Not all limits, as I said, are created equal. Limits on population, wealth generation, fuel availability, climate change, and food and water supplies are of a different order than arguments concerning the limits of educational resources, health care, or home sizes. One can go further down the pecking order and find limits that are real, but inconsequential for the life of the nation. But the first list is not. Part of a conversation about limits involves determining what are the limits that really matter, what are their limits, and how we can live flourishing lives within them. But a key is mindfulness of the fact that technological innovations might be short-term solution while they create demonstrable long-term complications. Additionally, and more importantly, such innovations have unintended or unknown consequences that can make them net losses for the social good. Even if they seem to have immediate benefits, the unknown costs might be too high. This is one of the reasons Oakeshott suggests that conservatives are always skeptical of innovation.
Finally, there is the issue of metaphysical limits. Knowing yourself means, in part, knowing that you are human and not a god. It means accepting the limits imposed by things out of your control, finitude, and death itself. But I don’t think Lawler and I would disagree on that.
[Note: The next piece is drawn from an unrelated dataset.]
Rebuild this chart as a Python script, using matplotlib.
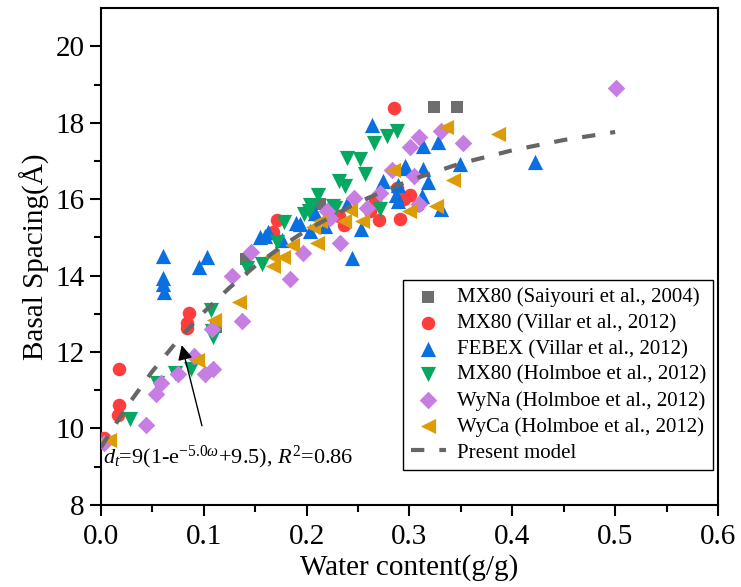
import matplotlib
matplotlib.use("Agg")
import matplotlib.pyplot as plt

plt.rcParams['font.family'] = ['Liberation Serif', 'DejaVu Serif']
plt.rcParams['mathtext.fontset'] = 'custom'
plt.rcParams['mathtext.rm'] = 'Liberation Serif'
plt.rcParams['mathtext.it'] = 'Liberation Serif:italic'

# MX80 (Saiyouri et al., 2004)
sai_w = [0.112, 0.141, 0.213, 0.324, 0.346]
sai_d = [12.65, 14.44, 15.88, 18.42, 18.42]

# MX80 (Villar et al., 2012)
vil_w = [0.003, 0.017, 0.018, 0.018, 0.084, 0.084, 0.086, 0.167, 0.171, 0.232,
         0.236, 0.267, 0.270, 0.285, 0.288, 0.291, 0.301, 0.308, 0.295, 0.262]
vil_d = [9.75, 10.35, 10.6, 11.55, 12.62, 12.75, 13.02, 15.15, 15.45, 15.55,
         15.32, 15.95, 15.45, 18.38, 16.3, 15.48, 16.12, 15.85, 16.0, 15.7]

# FEBEX (Villar et al., 2012)
feb_w = [0.060, 0.060, 0.060, 0.061, 0.095, 0.103, 0.155, 0.160, 0.163, 0.176,
         0.190, 0.194, 0.203, 0.208, 0.218, 0.239, 0.244, 0.253, 0.264, 0.274,
         0.287, 0.289, 0.289, 0.296, 0.297, 0.312, 0.313, 0.313, 0.318, 0.328,
         0.331, 0.349, 0.422]
feb_d = [14.52, 13.95, 13.78, 13.57, 14.22, 14.5, 15.0, 15.05, 15.15, 14.92,
         15.38, 15.35, 15.17, 15.65, 15.3, 15.87, 14.47, 15.22, 17.95, 16.48,
         16.1, 16.38, 15.95, 16.88, 16.82, 16.08, 16.8, 17.39, 16.45, 17.5,
         15.75, 16.93, 16.98]

# MX80 (Holmboe et al., 2012)
hmx_w = [0.028, 0.055, 0.072, 0.088, 0.107, 0.108, 0.109, 0.142, 0.157, 0.171,
         0.178, 0.198, 0.202, 0.203, 0.211, 0.226, 0.228, 0.232, 0.237, 0.239,
         0.252, 0.257, 0.266, 0.271, 0.278, 0.288]
hmx_d = [10.25, 11.2, 11.45, 11.55, 13.1, 12.55, 12.4, 14.2, 14.3, 14.88,
         15.4, 15.6, 15.7, 15.85, 16.1, 15.82, 15.78, 16.48, 16.35, 17.08,
         17.04, 16.65, 17.48, 15.74, 17.65, 17.78]

# WyNa (Holmboe et al., 2012)
wna_w = [0.003, 0.044, 0.054, 0.059, 0.075, 0.091, 0.101, 0.109, 0.108, 0.128,
         0.137, 0.146, 0.184, 0.197, 0.220, 0.223, 0.233, 0.246, 0.259, 0.271,
         0.283, 0.301, 0.304, 0.309, 0.309, 0.331, 0.352, 0.501]
wna_d = [9.62, 10.1, 10.9, 11.2, 11.42, 11.9, 11.42, 11.55, 12.6, 14.0,
         12.8, 14.62, 13.9, 14.58, 15.7, 15.5, 14.85, 16.03, 15.78, 16.15,
         16.77, 17.38, 16.6, 15.88, 17.62, 17.78, 17.48, 18.9]

# WyCa (Holmboe et al., 2012)
wca_w = [0.008, 0.094, 0.110, 0.134, 0.166, 0.167, 0.177, 0.186, 0.206, 0.210,
         0.213, 0.236, 0.242, 0.254, 0.284, 0.300, 0.326, 0.336, 0.342, 0.386]
wca_d = [9.7, 11.8, 12.83, 13.3, 14.52, 14.25, 14.48, 14.8, 15.27, 14.85,
         15.43, 15.43, 15.72, 15.43, 16.77, 15.7, 15.82, 17.9, 16.5, 17.72]

# Present model
mod_w = [0.0, 0.025, 0.05, 0.075, 0.1, 0.125, 0.15, 0.175, 0.2, 0.25,
         0.3, 0.35, 0.4, 0.45, 0.5]
mod_d = [9.5, 10.56, 11.49, 12.31, 13.04, 13.68, 14.25, 14.75, 15.19, 15.92,
         16.49, 16.94, 17.28, 17.55, 17.76]

fig = plt.figure(figsize=(7.41, 5.87), dpi=100)
ax = fig.add_axes([0.136, 0.140, 0.833, 0.846])

ax.scatter(sai_w, sai_d, marker='s', s=65, color='#6e6e6e', linewidths=0,
           label='MX80 (Saiyouri et al., 2004)', zorder=3)
ax.scatter(vil_w, vil_d, marker='o', s=95, color='#ff3d3d', linewidths=0,
           label='MX80 (Villar et al., 2012)', zorder=3)
ax.scatter(feb_w, feb_d, marker='^', s=120, color='#0a6fe0', linewidths=0,
           label='FEBEX (Villar et al., 2012)', zorder=3)
ax.scatter(hmx_w, hmx_d, marker='v', s=120, color='#05a860', linewidths=0,
           label='MX80 (Holmboe et al., 2012)', zorder=3)
ax.scatter(wna_w, wna_d, marker='D', s=80, color='#c77ee3', linewidths=0,
           label='WyNa (Holmboe et al., 2012)', zorder=3)
ax.scatter(wca_w, wca_d, marker='<', s=120, color='#de9b08', linewidths=0,
           label='WyCa (Holmboe et al., 2012)', zorder=3)
ax.plot(mod_w, mod_d, color='#666666', lw=3, dashes=(3.2, 3.6),
        label='Present model', zorder=4)

ax.annotate('', xy=(0.078, 12.25), xytext=(0.099, 10.0),
            arrowprops=dict(arrowstyle='-|>', color='k', lw=1, mutation_scale=22))
ax.text(0.002, 9.1, r'$d_t$=9(1-e$^{-5.0\omega}$+9.5), $R^2$=0.86', fontsize=16)

ax.set_xlim(0, 0.6)
ax.set_ylim(8, 21)
ax.set_xticks([0.0, 0.1, 0.2, 0.3, 0.4, 0.5, 0.6])
ax.set_xticks([0.05, 0.15, 0.25, 0.35, 0.45, 0.55], minor=True)
ax.set_yticks([8, 10, 12, 14, 16, 18, 20])
ax.set_yticks([9, 11, 13, 15, 17, 19], minor=True)
ax.tick_params(which='major', direction='out', length=8, width=1.5, labelsize=21)
ax.tick_params(axis='x', which='major', pad=6)
ax.tick_params(which='minor', direction='out', length=5, width=1.5)
for sp in ax.spines.values():
    sp.set_linewidth(1.5)

ax.set_xlabel('Water content(g/g)', fontsize=21, labelpad=3)
ax.set_ylabel('Basal Spacing(Å)', fontsize=21, labelpad=4)

leg = ax.legend(loc='lower right', bbox_to_anchor=(0.992, 0.07), fontsize=15,
                frameon=True, fancybox=False, edgecolor='black', framealpha=1,
                labelspacing=0.3, handletextpad=0.5, borderpad=0.35,
                handlelength=1.7, scatterpoints=1, borderaxespad=0)
leg.get_frame().set_linewidth(1.0)

fig.savefig('out.png', dpi=100)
It is foolish to reject change: it’s part of life. But it’s equally foolish to accept innovations and material prosperity because of the promises made, or because we are dazzled by their apparent brilliance. Living within limits requires careful discernment of the finite parameters of our lives that create the richness and meaning of a life well-lived, and an appropriate skepticism of anything that threatens to alter those parameters. If someone is going to disrupt life on my porch, they better have damn compelling reasons for doing so. As Oakeshott said, I’m not inclined to trade off certain loss for uncertain gain. And I’m in any case pretty content with the simple pleasures of music, conversation, and mutual engagement, so long as it isn’t interrupted by idiot TV and cell phone texts.